Johanna Jacobsson is a lawyer specialized in international economic law. Her fields of expertise are international trade law (especially preferential trade agreements, services trade and digital trade) and the EU’s internal market law and external trade relations. Johanna’s current research interests lie especially in the effects of technology and digitisation on international trade and business.

Johanna holds a PhD in European and international law from the European University Institute, Florence (2016). She has previously acted as a law clerk at the Court of Justice of the European Union and been a visiting researcher at the Finnish Institute of International Affairs. She has also practiced law in a commercial law firm and is a regular visiting lecturer at several universities.




Governance of global issues through international trade agreements

Ever since Adam Smith published The Wealth of Nations in 1776, the vast majority of economists have accepted the proposition that free trade among nations improves overall economic welfare.

But does free trade really exist? The answer is – not really. Even in the European Union where there is a free movement of goods, services, capital and people, there are still many barriers to trade between the EU member states. The EU is much further in its internal trade liberalization than any other region in the world, but most countries do also aim at a certain – if not free than at least freer – trade with their neighbors and other trading partners. How do they do that? By concluding agreements with each other. Through trade agreements countries set their border taxes – that is tariffs –as well as quotas, and other market access conditions that they are willing to allow to products coming from other countries to their market. These agreements therefore set the conditions for how global commerce is run. The actors of global commerce are mainly private companies but as the agreements are concluded between countries, they are governed by international law.

The world’s arguably most important trade agreement, the GATT, entered into force in 1948. Today the GATT is one of the agreements under the umbrella of the WTO – the World Trade Organization – which is the only global international organization dealing with the rules of trade between nations. The tariff negotiations carried among countries under the GATT agreement have been so successful that today tariffs are actually very low, on average below 5 %. Instead of tariffs on goods, countries’ main focus is moving to other issues, particularly to services and all types of regulatory barriers that face products on foreign markets. For example, each country has its own consumer protection and product safety rules. This means that producers have to follow several different standards when selling their products internationally. Trade agreements are increasingly trying to accommodate these differences by setting common standards. At the same time, countries use trade agreements for geopolitical objectives, to increase their power over a specific region, for example.

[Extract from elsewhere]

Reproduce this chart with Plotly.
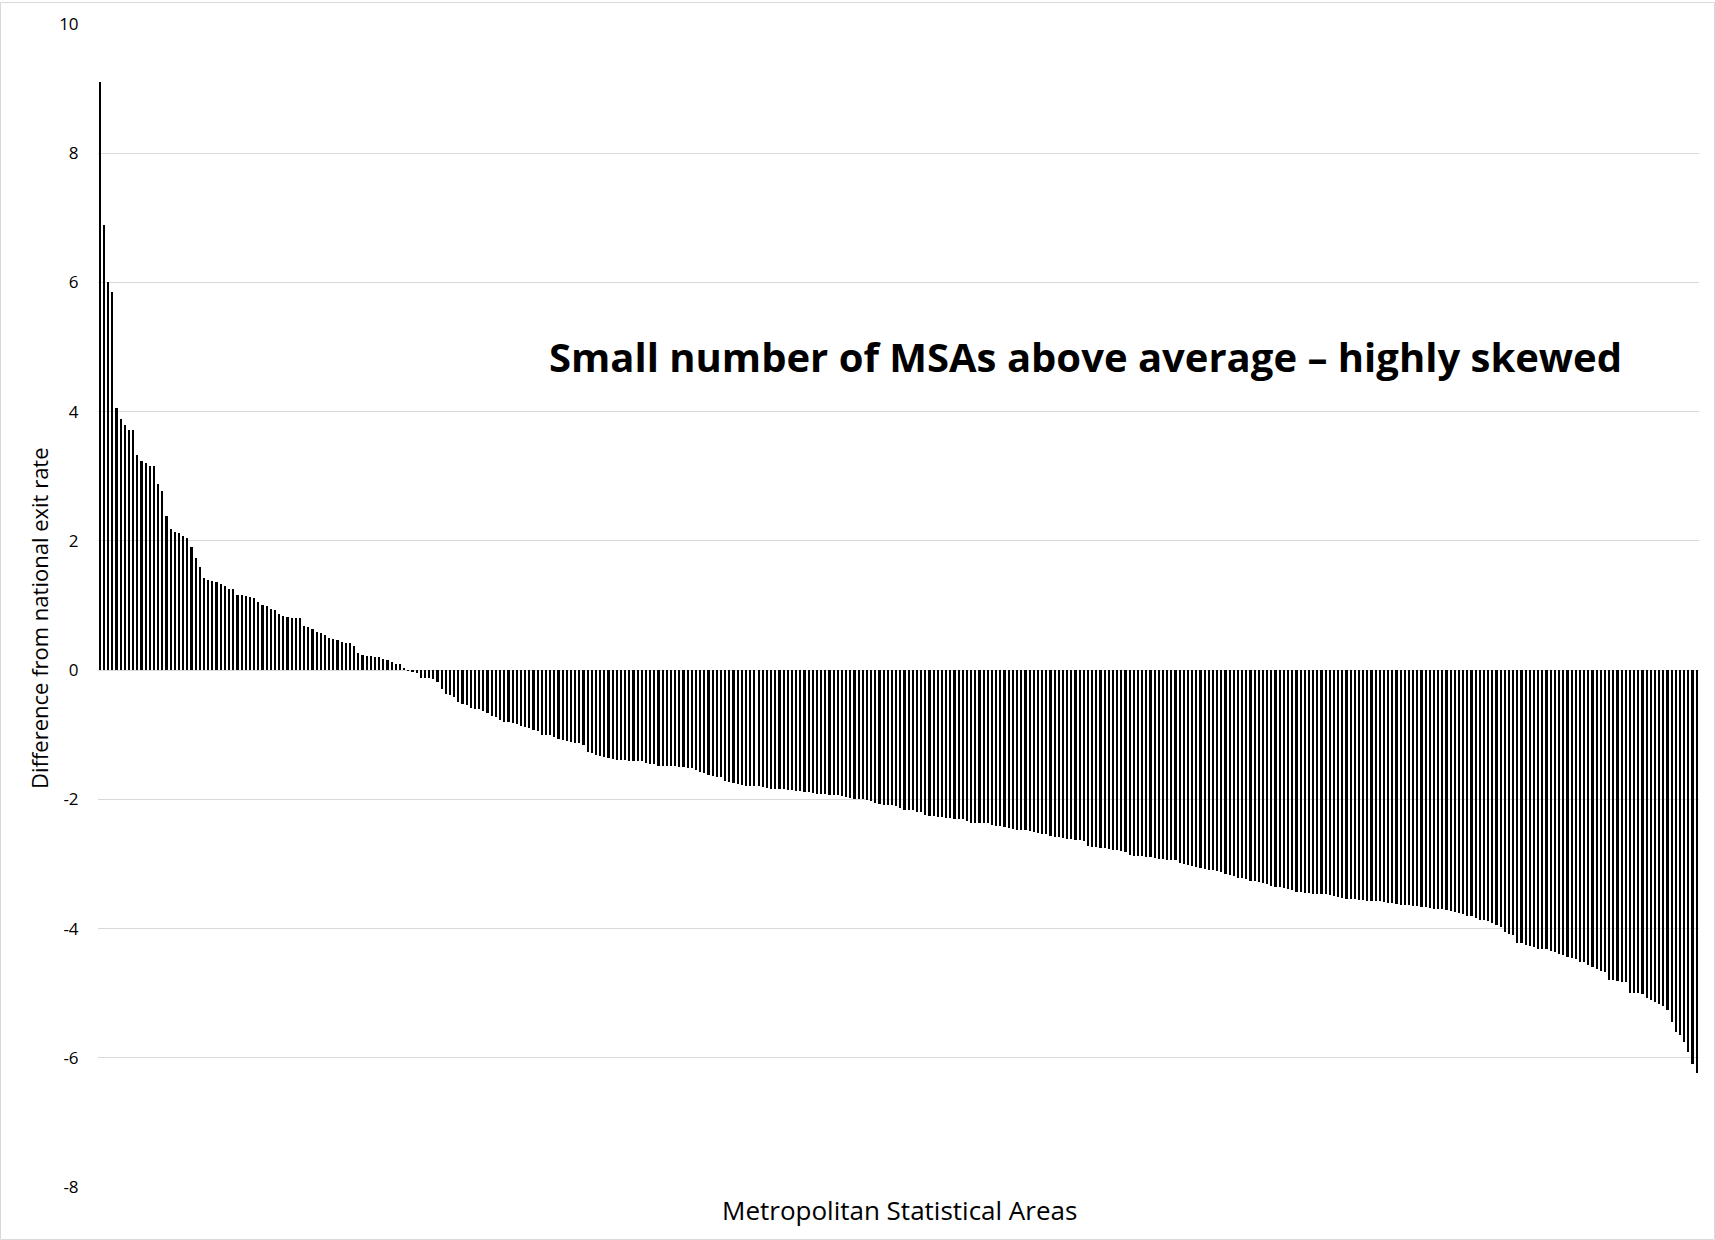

In recent years trade agreements have become the object of increasing criticism especially in the richer parts of the world. While not all such criticism is well-founded, it is probably true that trade agreements could do more to tackle some of the most negative side effects of globalization. Among the key questions is the effect of trade agreements on labour, both in the source and destination countries of goods and services sold internationally. One of the key arguments against trade agreements is that they destroy jobs especially in the more developed part of the world. Research tends to show that trade liberalization does affect jobs in certain sectors but overall, they tend to create more jobs than destroy them. That makes sense as otherwise governments would probably not conclude them. However, the problem may be that those people who lose their jobs may feel as they are left behind. It is therefore increasingly suggested that governments address these types of distributional effects of trade agreements by targeted domestic decisions, through corrective tax and social and educational policies.

There are also increasing demands to include labour protection clauses in trade agreements to demand higher salaries and improved working conditions especially in the source countries of cheaper imports. Similar demands are being put forward to include clauses on higher environmental standards in return for a better access to foreign markets. The European Union has started to include commitments to effectively implement the Paris Climate Agreement under the sustainable development provisions of its trade agreements. The EU has also announced that it would not conclude any trade agreement with a country that has not signed up to the Paris Agreement. However, these sustainable development chapters in the EU’s trade agreements are not enforceable in the same way as the rest of the commitments. This means that they cannot be used as a basis of a claim in a legal dispute settlement between the EU and its trading partners. Therefore, even though binding, they may be of limited practical significance.

At the moment probably the biggest challenge and source of uncertainty to the international trade regime is caused by the United States. The US was for decades one of the strongest supporters of international trade negotiations and one of the key pillars of the global economic governance system. While there are clearly flaws in the management of globalization, the Trump administration has decided to tackle these challenges from a purely national point of view. Economists, and the international community, tend to disagree with that approach as going backwards on trade liberalization is not likely to make people’s lives better anywhere, the United States included. However, something positive in President Trump’s attack on trade agreements is maybe the increased public discussion regarding these treaties. Trade agreements do have big effects on people’s lives, and they should be open to public scrutiny. Such public scrutiny should, of course, be based on facts. The discussion should also reach beyond trade agreements to address how we can make our societies more just and inclusive by internal, domestic policies. In times of environmental crises, also the environmental sustainability of any new trade agreements should be a top priority for politicians and voters alike.